Some tech companies are proud to share their progress as they work on new designs and get them ready for the market. Apple, however, holds its cards close to its vest — the company is notoriously secretive. It keeps new products under wraps until it releases them in grand fashion.
The original iPhone was revolutionary and created the modern smartphone market — but every model since has been an iterative improvement rather than a quantum leap.
The new iPhone, however, is rumored to be unlike any we’ve ever seen from the company before. As in the past, the new phone will, of course, feature more powerful chips, denser memory and a better display.
But among the rumored new features are an all-glass body with an edge-to-edge screen as well as wireless charging — something users have been clamoring for. The new phone might also include features like a 3-D camera as well as iris, facial and gesture recognition.
Another revolutionary feature of the next iPhone might be the price — $1,000 or more for a flagship model. And analysts expect it to sell over 120 million units — a record for the company.
Of course, many Apple fans will want the latest and greatest tech, but the timing of the 10th-anniversary iPhone is also expected to coincide with a window of time in which millions of existing users will be due for an upgrade.

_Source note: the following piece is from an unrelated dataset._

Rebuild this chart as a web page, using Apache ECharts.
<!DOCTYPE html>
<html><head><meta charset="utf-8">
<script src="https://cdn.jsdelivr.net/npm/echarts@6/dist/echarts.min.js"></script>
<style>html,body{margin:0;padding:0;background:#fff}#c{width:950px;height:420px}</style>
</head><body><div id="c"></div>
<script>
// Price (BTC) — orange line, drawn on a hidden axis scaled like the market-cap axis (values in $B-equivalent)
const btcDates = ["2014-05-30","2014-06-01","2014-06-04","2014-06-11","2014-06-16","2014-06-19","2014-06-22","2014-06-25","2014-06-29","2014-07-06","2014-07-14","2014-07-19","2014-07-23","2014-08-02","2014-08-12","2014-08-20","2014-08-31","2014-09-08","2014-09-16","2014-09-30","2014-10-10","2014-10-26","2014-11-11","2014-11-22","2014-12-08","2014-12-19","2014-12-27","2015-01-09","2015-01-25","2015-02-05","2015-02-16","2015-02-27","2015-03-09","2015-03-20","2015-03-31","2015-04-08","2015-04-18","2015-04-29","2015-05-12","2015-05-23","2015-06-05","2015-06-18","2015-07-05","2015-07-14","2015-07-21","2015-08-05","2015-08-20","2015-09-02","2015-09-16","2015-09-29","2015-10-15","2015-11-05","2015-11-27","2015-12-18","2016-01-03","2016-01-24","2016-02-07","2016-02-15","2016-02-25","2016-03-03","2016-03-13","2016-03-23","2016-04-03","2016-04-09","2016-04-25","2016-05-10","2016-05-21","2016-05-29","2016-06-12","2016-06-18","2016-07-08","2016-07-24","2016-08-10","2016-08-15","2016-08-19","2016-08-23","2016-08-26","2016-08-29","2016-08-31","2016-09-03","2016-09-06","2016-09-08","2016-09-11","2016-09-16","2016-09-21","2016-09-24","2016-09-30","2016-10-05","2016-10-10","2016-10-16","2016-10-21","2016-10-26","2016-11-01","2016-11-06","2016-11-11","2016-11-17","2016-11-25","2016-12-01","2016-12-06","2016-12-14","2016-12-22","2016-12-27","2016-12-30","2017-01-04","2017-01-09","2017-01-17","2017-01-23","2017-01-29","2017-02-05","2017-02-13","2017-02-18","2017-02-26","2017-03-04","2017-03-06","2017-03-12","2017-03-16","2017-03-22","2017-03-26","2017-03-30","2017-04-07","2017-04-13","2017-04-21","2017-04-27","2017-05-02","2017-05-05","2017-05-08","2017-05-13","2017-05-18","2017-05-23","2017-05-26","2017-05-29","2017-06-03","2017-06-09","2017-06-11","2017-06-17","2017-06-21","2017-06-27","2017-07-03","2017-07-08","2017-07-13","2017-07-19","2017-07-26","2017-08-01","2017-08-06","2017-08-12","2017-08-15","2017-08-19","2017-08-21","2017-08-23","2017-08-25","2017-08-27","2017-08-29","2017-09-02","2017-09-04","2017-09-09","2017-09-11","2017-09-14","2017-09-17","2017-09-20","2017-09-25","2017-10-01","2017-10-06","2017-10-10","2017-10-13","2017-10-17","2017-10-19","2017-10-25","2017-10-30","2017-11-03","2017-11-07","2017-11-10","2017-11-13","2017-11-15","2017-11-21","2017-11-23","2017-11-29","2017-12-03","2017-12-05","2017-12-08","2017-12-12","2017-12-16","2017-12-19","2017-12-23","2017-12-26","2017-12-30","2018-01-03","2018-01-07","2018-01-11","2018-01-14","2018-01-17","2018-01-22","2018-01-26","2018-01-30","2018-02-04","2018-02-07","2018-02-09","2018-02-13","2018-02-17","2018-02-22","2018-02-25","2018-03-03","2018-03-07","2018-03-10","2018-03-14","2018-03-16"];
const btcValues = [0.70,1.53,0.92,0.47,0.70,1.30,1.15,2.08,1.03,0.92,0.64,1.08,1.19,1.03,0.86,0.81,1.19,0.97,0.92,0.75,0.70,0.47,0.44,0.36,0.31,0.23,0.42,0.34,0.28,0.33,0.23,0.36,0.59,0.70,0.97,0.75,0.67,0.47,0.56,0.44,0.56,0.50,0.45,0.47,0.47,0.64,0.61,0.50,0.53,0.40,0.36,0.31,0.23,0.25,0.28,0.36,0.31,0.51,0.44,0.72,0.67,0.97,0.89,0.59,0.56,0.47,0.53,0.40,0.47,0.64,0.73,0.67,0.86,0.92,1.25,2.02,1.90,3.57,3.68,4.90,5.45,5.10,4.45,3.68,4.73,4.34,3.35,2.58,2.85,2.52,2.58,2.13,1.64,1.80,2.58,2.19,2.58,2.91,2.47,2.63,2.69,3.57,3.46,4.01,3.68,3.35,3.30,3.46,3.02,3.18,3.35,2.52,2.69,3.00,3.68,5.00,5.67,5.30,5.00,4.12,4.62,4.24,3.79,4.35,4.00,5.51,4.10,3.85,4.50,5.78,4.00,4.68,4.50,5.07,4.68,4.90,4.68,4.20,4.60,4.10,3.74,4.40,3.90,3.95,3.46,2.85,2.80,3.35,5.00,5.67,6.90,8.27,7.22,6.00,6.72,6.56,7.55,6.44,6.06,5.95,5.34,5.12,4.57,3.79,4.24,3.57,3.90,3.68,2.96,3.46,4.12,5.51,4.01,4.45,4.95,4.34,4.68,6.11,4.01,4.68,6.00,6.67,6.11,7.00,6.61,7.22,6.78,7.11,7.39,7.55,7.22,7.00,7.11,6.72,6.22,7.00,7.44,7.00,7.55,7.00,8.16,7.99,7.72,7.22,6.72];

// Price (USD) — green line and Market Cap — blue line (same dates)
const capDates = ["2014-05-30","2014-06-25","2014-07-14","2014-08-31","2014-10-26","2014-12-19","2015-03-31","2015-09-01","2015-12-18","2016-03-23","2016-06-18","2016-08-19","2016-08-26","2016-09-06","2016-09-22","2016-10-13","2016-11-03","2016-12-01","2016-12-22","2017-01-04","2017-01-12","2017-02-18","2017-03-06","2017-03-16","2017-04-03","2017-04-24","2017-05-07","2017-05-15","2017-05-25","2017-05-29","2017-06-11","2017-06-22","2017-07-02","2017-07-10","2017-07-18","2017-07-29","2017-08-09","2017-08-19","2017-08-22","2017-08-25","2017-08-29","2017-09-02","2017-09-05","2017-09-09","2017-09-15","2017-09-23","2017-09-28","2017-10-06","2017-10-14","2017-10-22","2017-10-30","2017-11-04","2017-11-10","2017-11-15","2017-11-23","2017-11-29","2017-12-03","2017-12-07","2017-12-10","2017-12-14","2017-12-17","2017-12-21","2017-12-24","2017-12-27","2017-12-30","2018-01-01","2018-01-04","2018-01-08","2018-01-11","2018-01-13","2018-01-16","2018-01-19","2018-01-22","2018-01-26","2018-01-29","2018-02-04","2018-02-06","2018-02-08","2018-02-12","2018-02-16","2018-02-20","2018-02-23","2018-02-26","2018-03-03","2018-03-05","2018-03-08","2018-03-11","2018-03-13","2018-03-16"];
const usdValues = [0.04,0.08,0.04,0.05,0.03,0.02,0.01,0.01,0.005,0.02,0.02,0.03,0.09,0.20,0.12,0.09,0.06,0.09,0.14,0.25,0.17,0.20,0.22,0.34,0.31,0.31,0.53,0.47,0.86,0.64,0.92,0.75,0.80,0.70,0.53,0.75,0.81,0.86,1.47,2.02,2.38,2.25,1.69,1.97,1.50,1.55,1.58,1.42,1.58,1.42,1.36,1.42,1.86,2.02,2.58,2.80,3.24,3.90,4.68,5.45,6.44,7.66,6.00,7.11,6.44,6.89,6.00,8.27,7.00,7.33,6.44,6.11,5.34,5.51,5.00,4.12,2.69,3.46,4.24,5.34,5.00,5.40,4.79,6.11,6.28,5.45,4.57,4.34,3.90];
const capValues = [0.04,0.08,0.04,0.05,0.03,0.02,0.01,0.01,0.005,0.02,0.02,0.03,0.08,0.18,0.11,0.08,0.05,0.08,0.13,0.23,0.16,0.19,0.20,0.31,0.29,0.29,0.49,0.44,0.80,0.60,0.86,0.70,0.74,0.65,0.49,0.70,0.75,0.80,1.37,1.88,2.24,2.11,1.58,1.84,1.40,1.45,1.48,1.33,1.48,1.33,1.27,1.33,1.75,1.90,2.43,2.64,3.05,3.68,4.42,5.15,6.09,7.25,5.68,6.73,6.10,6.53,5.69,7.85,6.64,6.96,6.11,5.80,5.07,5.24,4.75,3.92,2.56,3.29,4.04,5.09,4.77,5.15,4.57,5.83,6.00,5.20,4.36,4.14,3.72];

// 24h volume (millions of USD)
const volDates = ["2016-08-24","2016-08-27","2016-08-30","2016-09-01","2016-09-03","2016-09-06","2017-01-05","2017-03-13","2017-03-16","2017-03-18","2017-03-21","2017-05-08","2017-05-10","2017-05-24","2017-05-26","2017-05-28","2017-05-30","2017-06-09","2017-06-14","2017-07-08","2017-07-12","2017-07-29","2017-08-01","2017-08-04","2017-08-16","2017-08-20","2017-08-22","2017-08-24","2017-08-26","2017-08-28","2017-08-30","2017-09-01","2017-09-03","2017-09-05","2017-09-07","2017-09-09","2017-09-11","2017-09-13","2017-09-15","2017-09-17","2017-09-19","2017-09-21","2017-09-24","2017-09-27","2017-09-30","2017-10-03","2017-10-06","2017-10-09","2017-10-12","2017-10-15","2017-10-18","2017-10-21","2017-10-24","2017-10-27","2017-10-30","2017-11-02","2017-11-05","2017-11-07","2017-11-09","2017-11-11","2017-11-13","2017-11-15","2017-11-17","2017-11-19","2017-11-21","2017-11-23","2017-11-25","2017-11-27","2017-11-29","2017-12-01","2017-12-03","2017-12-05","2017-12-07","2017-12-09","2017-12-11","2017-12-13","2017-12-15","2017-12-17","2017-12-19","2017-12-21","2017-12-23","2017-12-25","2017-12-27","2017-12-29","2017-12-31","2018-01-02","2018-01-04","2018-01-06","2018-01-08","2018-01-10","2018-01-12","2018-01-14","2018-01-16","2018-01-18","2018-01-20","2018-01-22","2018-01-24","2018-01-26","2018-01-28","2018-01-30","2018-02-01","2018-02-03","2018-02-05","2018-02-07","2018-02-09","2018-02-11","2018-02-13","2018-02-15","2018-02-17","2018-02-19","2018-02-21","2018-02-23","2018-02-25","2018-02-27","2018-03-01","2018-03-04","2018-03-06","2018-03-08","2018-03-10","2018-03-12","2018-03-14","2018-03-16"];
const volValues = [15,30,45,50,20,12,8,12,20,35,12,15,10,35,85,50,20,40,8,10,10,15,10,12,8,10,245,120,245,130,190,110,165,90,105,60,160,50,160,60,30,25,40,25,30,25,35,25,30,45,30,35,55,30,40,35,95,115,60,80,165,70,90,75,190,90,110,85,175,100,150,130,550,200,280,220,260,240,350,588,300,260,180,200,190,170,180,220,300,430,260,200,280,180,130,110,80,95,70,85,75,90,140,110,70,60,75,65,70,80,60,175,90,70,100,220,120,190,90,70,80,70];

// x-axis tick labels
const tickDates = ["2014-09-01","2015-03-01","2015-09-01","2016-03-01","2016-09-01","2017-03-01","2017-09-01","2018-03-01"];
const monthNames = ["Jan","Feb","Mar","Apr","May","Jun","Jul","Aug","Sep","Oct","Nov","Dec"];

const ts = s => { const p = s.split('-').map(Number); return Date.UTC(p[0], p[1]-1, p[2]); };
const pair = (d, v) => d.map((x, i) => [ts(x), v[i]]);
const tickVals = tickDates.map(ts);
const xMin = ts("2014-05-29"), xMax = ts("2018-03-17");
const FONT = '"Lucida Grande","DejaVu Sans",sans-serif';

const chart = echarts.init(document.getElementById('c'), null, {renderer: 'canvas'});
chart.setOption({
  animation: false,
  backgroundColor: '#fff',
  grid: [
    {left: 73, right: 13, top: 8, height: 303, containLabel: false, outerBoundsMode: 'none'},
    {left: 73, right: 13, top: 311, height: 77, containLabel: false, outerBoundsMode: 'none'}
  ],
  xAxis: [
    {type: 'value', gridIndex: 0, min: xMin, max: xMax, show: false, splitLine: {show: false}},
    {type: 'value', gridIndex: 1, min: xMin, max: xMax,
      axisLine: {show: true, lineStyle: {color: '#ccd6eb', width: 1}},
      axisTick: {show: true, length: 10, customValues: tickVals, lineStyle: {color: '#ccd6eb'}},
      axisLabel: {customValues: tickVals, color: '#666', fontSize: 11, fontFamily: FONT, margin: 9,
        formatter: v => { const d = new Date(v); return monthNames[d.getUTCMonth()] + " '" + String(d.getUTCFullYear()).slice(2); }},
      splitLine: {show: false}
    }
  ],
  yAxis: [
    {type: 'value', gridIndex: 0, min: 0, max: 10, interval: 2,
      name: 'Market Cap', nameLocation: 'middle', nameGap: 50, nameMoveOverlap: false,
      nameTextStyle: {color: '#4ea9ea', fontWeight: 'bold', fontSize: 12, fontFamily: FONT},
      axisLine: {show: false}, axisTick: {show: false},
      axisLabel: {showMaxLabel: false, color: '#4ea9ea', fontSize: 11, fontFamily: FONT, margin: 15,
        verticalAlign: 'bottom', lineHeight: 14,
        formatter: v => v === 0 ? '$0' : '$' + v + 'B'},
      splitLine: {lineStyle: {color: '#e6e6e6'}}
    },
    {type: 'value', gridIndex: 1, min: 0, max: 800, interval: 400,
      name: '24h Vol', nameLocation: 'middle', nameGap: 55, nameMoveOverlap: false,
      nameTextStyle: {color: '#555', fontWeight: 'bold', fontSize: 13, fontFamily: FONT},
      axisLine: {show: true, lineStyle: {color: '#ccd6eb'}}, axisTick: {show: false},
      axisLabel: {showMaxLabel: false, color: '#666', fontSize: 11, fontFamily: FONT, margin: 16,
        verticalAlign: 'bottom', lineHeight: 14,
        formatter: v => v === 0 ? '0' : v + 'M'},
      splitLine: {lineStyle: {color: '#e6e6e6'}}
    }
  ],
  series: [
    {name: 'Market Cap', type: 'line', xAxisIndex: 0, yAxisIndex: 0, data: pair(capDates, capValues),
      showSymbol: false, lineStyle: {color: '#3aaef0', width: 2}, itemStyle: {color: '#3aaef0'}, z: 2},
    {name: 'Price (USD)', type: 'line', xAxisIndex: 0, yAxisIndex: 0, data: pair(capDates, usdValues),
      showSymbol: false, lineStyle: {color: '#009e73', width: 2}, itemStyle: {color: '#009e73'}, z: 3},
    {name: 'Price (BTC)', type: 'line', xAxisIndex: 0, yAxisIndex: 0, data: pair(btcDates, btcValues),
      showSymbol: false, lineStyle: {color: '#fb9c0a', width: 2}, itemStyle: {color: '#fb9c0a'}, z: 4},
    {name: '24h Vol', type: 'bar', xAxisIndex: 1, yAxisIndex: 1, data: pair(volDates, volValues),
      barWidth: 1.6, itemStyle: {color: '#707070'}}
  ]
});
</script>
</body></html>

This could translate to success for Apple — but also for tech companies supplying one of the hundred key components that go into an iPhone.
And the beauty of investing in these tech companies is that they can also sell into the broad smartphone market. Being “good enough” for Apple’s latest creation means a tech edge, something competing smartphone-makers will want in their own products as they try to “catch up” to the Cupertino trendsetter.
When it’s all said I and done, the companies behind the trends are where the real big profits are.
And the smart play in the smartphone craze is looking at the companies that are the nuts and bolts behind smartphone innovators like Apple’s iPhone.